In transforming his hit film into a TV series, executive producer Peter Berg (who directed both the movie and the pilot episode) has kept the thrust — it’s a short trip from top dog to underdog — but has repopulated his sports-obsessed town. Kyle Chandler picks up Billy Bob Thornton’s playbook as Eric Taylor, the first-year head coach of a powerhouse team that includes golden-boy quarterback Jason Street (Scott Porter), quiet sophomore Matt Saracen (Zach Gilford), running back Tim (Taylor Kitsch), and his rival Smash, played by Gaius Charles. (Another name change: In the movie this character’s called Boobie.
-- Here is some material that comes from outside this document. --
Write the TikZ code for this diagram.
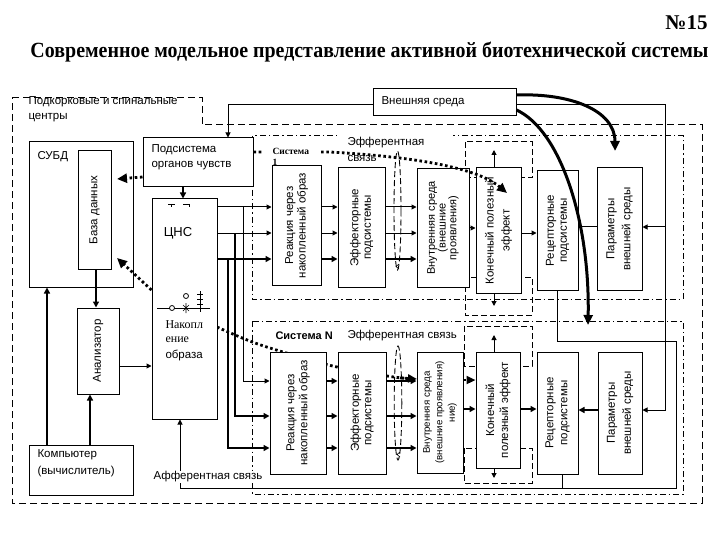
\documentclass[tikz,border=0pt]{standalone}
\usepackage{fontspec}
\usepackage{graphicx}
\setmainfont{Liberation Sans}
\newfontfamily\serifff{Liberation Serif}
\usetikzlibrary{arrows.meta,fit,calc}
\begin{document}
\begin{tikzpicture}[x=1pt,y=-1pt,line width=1pt,
  box/.style={draw,fill=white,line width=1pt,inner sep=0pt},
  lbl/.style={font=\fontsize{11.5}{12.5}\selectfont,inner sep=0pt},
  rlbl/.style={lbl,rotate=90,align=center},
  arr/.style={-{Triangle[length=5pt,width=5pt]}},
  tarr/.style={line width=2pt,-{Triangle[length=6pt,width=6pt]}},
  dotl/.style={line width=2.8pt,dash pattern=on 2.6pt off 2.6pt},
  bigtip/.style={-{Triangle[length=10pt,width=9pt]}},
  frame/.style={dash pattern=on 7pt off 4pt,line width=1pt},
  dashdot/.style={dash pattern=on 6pt off 3pt on 1.5pt off 3pt,line width=1pt},
  brk/.style={dash pattern=on 6pt off 3pt,line width=1pt},
  thickcurve/.style={line width=3pt,-{Triangle[length=10pt,width=9pt]}}]
\useasboundingbox (0,0) rectangle (720,540);

% titles
\node[anchor=east,inner sep=0pt] (num) at (708,23) {\serifff\bfseries\fontsize{21}{22}\selectfont №15};
\node[anchor=west,inner sep=0pt] (title) at (30,52) {\resizebox{678pt}{15.5pt}{\serifff\bfseries\fontsize{20}{22}\selectfont Современное модельное представление активной биотехнической системы}};

% outer dashed frame
\draw[frame] (12,98) -- (202,98) -- (202,125) -- (702,125) -- (702,503) -- (12,503) -- cycle;
\node[lbl,anchor=west,align=left,font=\fontsize{11.5}{15}\selectfont] (sub-t) at (28,109) {Подкорковые и спинальные\\центры};

% system frames
\draw[dashdot] (252,136) rectangle (683,299);
\draw[dashdot] (252,321) rectangle (683,494);

% dashed brackets around final-effect boxes
\draw[brk] (465,142) rectangle (532,178);
\draw[brk] (465,277) rectangle (532,315);
\draw[brk] (464,326) rectangle (532,366);
\draw[brk] (464,448) rectangle (532,483);

% label Эфферентная (upper) covers the frame line
\fill[white] (337,131) rectangle (453,149);
\node[lbl,anchor=west] (eff1) at (347,143) {Эфферентная};
\node[lbl,anchor=west] (eff1b) at (347,158) {связь};

% lower efferent dotted path (behind boxes)
\draw[dotl] plot[smooth,tension=0.6] coordinates {(217,327) (255,343) (300,357) (337,367) (387,376) (408,378.5)};
\draw[dotl,-{Triangle[length=9pt,width=8pt]}] (400,378) -- (417,379);

% nodes (boxes)
\node[box,fit={(373,89) (516,116)}] (ext) {};
\node[box,fit={(143,138) (253,187)}] (sub) {};
\node[box,fit={(29,142) (133,287)}] (subd) {};
\node[box,fit={(78,151) (111,269)}] (bd) {};
\node[box,fit={(77,308) (119,394)}] (an) {};
\node[box,fit={(29,445) (133,495)}] (comp) {};
\node[box,fit={(152,199) (217,419)}] (cns) {};

\node[box,fit={(272,166) (321,285)}] (R1) {};
\node[box,fit={(338,168) (385,287)}] (E1) {};
\node[box,fit={(417,169) (469,287)}] (V1) {};
\node[box,fit={(476,168) (521,293)}] (K1) {};
\node[box,fit={(537,171) (578,290)}] (Rc1) {};
\node[box,fit={(597,168) (642,290)}] (P1) {};

\node[box,fit={(270,352) (326,474)}] (R2) {};
\node[box,fit={(338,352) (386,474)}] (E2) {};
\node[box,fit={(417,352) (463,473)}] (V2) {};
\node[box,fit={(476,352) (520,468)}] (K2) {};
\node[box,fit={(537,352) (578,474)}] (Rc2) {};
\node[box,fit={(598,352) (642,474)}] (P2) {};

% texts
\node[lbl,anchor=west] (ext-t) at (381,102) {Внешняя среда};
\node[lbl,anchor=west,align=left,font=\fontsize{11.5}{15}\selectfont] (sub-t2) at (151,157.5) {Подсистема\\органов чувств};
\node[lbl,anchor=west] (subd-t) at (37,157) {СУБД};
\node[rlbl] (bd-t) at (bd.center) {База данных};
\node[rlbl] (an-t) at (an.center) {Анализатор};
\node[lbl,anchor=west,align=left,font=\fontsize{11.5}{17}\selectfont] (comp-t) at (37,463.5) {Компьютер\\(вычислитель)};
\node[lbl,font=\fontsize{13}{14}\selectfont] (cns-t) at (178,233) {ЦНС};
\node[lbl,anchor=west,font=\serifff\fontsize{12}{13}\selectfont] (nak1) at (165,325) {Накопл};
\node[lbl,anchor=west,font=\serifff\fontsize{12}{13}\selectfont] (nak2) at (165,340) {ение};
\node[lbl,anchor=west] (nak3) at (165,355) {образа};

\node[rlbl] (R1-t) at (R1.center) {Реакция через\\накопленный образ};
\node[rlbl] (E1-t) at (E1.center) {Эффекторные\\подсистемы};
\node[rlbl,font=\fontsize{11}{10.8}\selectfont] (V1-t) at (V1.center) {Внутренняя среда\\(внешние\\проявления)};
\node[rlbl,font=\fontsize{11.5}{16}\selectfont] (K1-t) at (K1.center) {Конечный полезный\\эффект};
\node[rlbl,font=\fontsize{11.5}{13}\selectfont] (Rc1-t) at (Rc1.center) {Рецепторные\\подсистемы};
\node[rlbl,font=\fontsize{11.5}{16}\selectfont] (P1-t) at (P1.center) {Параметры\\внешней среды};

\node[rlbl,font=\fontsize{11.5}{13}\selectfont] (R2-t) at (R2.center) {Реакция через\\накопленный образ};
\node[rlbl] (E2-t) at (E2.center) {Эффекторные\\подсистемы};
\node[rlbl,font=\fontsize{9.7}{12.5}\selectfont] (V2-t) at (V2.center) {Внутренняя среда\\(внешние проявления)\\ние)};
\node[rlbl,font=\fontsize{11.5}{14}\selectfont] (K2-t) at (K2.center) {Конечный\\полезный эффект};
\node[rlbl,font=\fontsize{11.5}{14}\selectfont] (Rc2-t) at (Rc2.center) {Рецепторные\\подсистемы};
\node[rlbl,font=\fontsize{11.5}{16}\selectfont] (P2-t) at (P2.center) {Параметры\\внешней среды};

\node[lbl,anchor=west,font=\bfseries\fontsize{11}{12}\selectfont] (sysN) at (275,336) {Система N};
\node[lbl,anchor=west] (effN) at (347,336) {Эфферентная связь};

% marks inside ЦНС
\draw[line width=0.6pt] (168,204)--(175,204) (171.5,204)--(171.5,207) (183,204)--(189,204) (189,204)--(189,207);
\draw[line width=0.8pt] (157,308) -- (210,308);
\draw[line width=0.8pt,fill=white] (172,308) circle (2.5);
\draw[line width=0.8pt] (186,296) circle (2.5);
\draw[line width=0.7pt] (183,305)--(189,311) (183,311)--(189,305) (186,303)--(186,313);
\draw[line width=0.6pt] (200,291)--(200,312) (197,294)--(203,294) (197,299)--(203,299) (197,304)--(203,304);

% dashed ovals with small marks
\draw[brk,line width=0.9pt] (397.5,210.5) ellipse (3.5 and 59.5);
\draw[brk,line width=0.9pt] (398,403) ellipse (3.8 and 57);
\draw[line width=0.6pt] (399,264)--(396,266.5)--(399,269);
\draw[line width=0.6pt] (400,452)--(397,454.5)--(400,457);

% left part connectors
\draw[tarr] (sub.south -| 183,0) -- (cns.north -| 183,0);
\draw[tarr] (bd.south -| 96,0) -- (an.north -| 96,0);
\draw[tarr] (comp.north -| 47,0) -- (subd.south -| 47,0);
\draw[tarr] (comp.north -| 90,0) -- (an.south -| 90,0);
\draw[arr] (an.east |- 0,366) -- (cns.west |- 0,366);
\coordinate (tipA) at (117,179);
\coordinate (tipB) at (117,258);
\draw[dotl,bigtip] (sub.west |- 0,177) -- (tipA);
\draw[dotl,bigtip] (cns.west |- 0,290) -- (tipB);

% external environment connectors
\draw[arr] (ext.west |- 0,105) -- (228,105) -- (sub.north -| 228,0);
\draw[arr] (ext.east |- 0,105) -- (665,105) -- (665,410) -- (P2.east |- 0,410);
\draw[arr] (665,227) -- (P1.east |- 0,227);

% ЦНС to reaction boxes
\draw[arr] (cns.east |- 0,207) -- (R1.west |- 0,207);
\draw[arr] (cns.east |- 0,233) -- (R1.west |- 0,233);
\draw[tarr] (cns.east |- 0,259) -- (R1.west |- 0,259);
\draw[arr] (243,207) -- (243,381) -- (R2.west |- 0,381);
\draw[tarr] (235,233) -- (235,416) -- (R2.west |- 0,416);
\draw[tarr] (228,259) -- (228,448) -- (R2.west |- 0,448);

% upper chain
\draw[arr] (R1.east |- 0,207) -- (E1.west |- 0,207);
\draw[arr] (R1.east |- 0,233) -- (E1.west |- 0,233);
\draw[tarr] (R1.east |- 0,259) -- (E1.west |- 0,259);
\draw[arr] (E1.east |- 0,207) -- (V1.west |- 0,207);
\draw[arr] (E1.east |- 0,233) -- (V1.west |- 0,233);
\draw[tarr] (E1.east |- 0,259) -- (V1.west |- 0,259);
\draw[arr] (V1.east |- 0,228) -- (K1.west |- 0,228);
\draw[arr] (K1.east |- 0,233) -- (Rc1.west |- 0,233);
\draw (P1.west |- 0,227) -- (Rc1.east |- 0,227);
\draw[arr] (K1.north -| 494,0) -- (494,150);
\draw[arr] (K1.south -| 494,0) -- (494,306);

% lower chain
\draw[tarr] (R2.east |- 0,381) -- (E2.west |- 0,381);
\draw[tarr] (R2.east |- 0,416) -- (E2.west |- 0,416);
\draw[tarr] (R2.east |- 0,448) -- (E2.west |- 0,448);
\draw[tarr] (E2.east |- 0,381) -- (V2.west |- 0,381);
\draw[tarr] (E2.east |- 0,416) -- (V2.west |- 0,416);
\draw[tarr] (E2.east |- 0,448) -- (V2.west |- 0,448);
\draw[dotl,-{Triangle[length=9pt,width=8pt]}] (V2.east |- 0,380) -- (K2.west |- 0,380);
\draw[tarr] (V2.east |- 0,409) -- (K2.west |- 0,409);
\draw[tarr] (K2.east |- 0,409) -- (Rc2.west |- 0,409);
\draw[tarr] (P2.west |- 0,410) -- (Rc2.east |- 0,410);
\draw[arr] (K2.north -| 494,0) -- (494,335);
\draw[arr] (K2.south -| 494,0) -- (494,478);

% afferent loop
\draw[arr] (Rc1.south -| 557,0) -- (557,341) -- (676,341) -- (676,488) -- (180,488) -- (cns.south -| 180,0);
\draw (Rc2.south -| 562,0) -- (562,488);
\node[lbl,anchor=west,fill=white,inner sep=1pt] (aff) at (152,477) {Афферентная связь};

% upper efferent dotted line
\draw[dotl,bigtip] (sub.east |- 0,152) -- (330,152) .. controls (380,155) and (470,162) .. (507,193);
\node[anchor=west,fill=white,inner xsep=10pt,inner ysep=1pt,font=\serifff\bfseries\fontsize{9.5}{10}\selectfont] (sys1) at (262,151) {Система};
\node[anchor=west,inner sep=0pt,font=\serifff\bfseries\fontsize{9.5}{10}\selectfont] (sys1b) at (272,162) {1};

% thick curves from external environment
\draw[thickcurve] (ext.east |- 0,95) .. controls (570,93) and (615,110) .. (615,151);
\draw[thickcurve] (ext.east |- 0,110) .. controls (560,130) and (590,220) .. (588,325);
\end{tikzpicture}
\end{document}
Way to dodge the FCC’s mammary phobia!) Sturdy TV presence Connie Britton (24) is the only big-screen holdover as the coach’s wife.
Unlike One Tree Hill, which is ostensibly about basketball but is really about Chad Michael Murray’s pectoral muscles, Lights’ universe is steeped in high school football, no matter how many cheerleaders have been added as frosting. The sport infiltrates every corner of Dillon, from the diners to the women’s book club (yet another sign we’re dealing with middle-class purple-staters). So when an accident befalls Street, the event takes on the urgency of a Code Red terror alert.
Between its cinematography, setting, and subject matter, Lights doesn’t look a whole lot like anything else on television right now. These unfamiliar elements — plus an overstuffed pilot and a poor track record for sports dramas (Clubhouse, anyone?) — could be the show’s undoing. But do stick around for episode 2, even if you’re not quite sure what a ”Cover 2” defense is. It’s blissful to hear TV teens speak without the meta self-awareness that has permeated young-adult dramas for the better part of the past decade. And while Chandler receives top billing, the writers have — in a twist that reflects what’s occurring on screen — maneuvered Gilford’s Saracen into the pivotal role. Playing the newly minted QB grappling with an ailing grandmother and the pull of fame long before he’s ready for the limelight, the newcomer is good. As his character comes of age, it’ll be awfully intriguing to watch this challenging series do the same.